Many people who look for cost cutting methods in estate planning may decide to write their own Last Will and Testament. Is this a safe way to go with your estate plan? The answer is no. If you want a safe and secure Will, you should consult an attorney.
May Not Cover Your Estate
Some legal websites and how-to books offer standard fill-in the blank Wills. The problem is universal Wills are not designed to cover every estate. There is a good chance some or all of your property or beneficiaries may be excluded. If a piece of property is left out of your Last Will and Testament, probate may be prolonged. If you accidentally leave out a beneficiary, he or she may be disinherited.
May Not Meet State Laws
Every state has its own laws regarding the creation and documentation of estate planning documents. An attorney will know and understand all laws that govern your Will. If you create your own Will, it may not be recognized by state law.

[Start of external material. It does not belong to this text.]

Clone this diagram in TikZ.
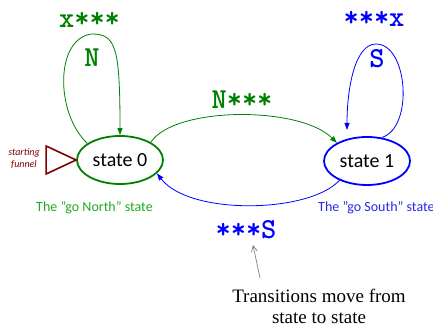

One common mistake in self-created legal documents is improper documentation of signatures. If your Will is not signed and notarized correctly, a court will deem it invalid and your estate will be settled by state intestacy laws. These laws will determine your heirs at law. If this happens, any beneficiaries you named in your self-written Will, who are not heirs at law, will be disinherited.
May Be Contested
If you create your own Will, there is a good chance a family member may contest it. A Will can be contested for many reasons: a lack of proper signature, if the contester claims you wrote the Will under the pressure or duress of someone else, or the contester makes the assertion that you were not mentally stable when you wrote your Will. In all of these cases, if proof cannot be provided to the contrary, your Will may be ruled invalid. The best way to avoid this is to seek the legal advice of a professional. Creating a solid Will with the help of an attorney may save your family thousands of dollars in probate fees.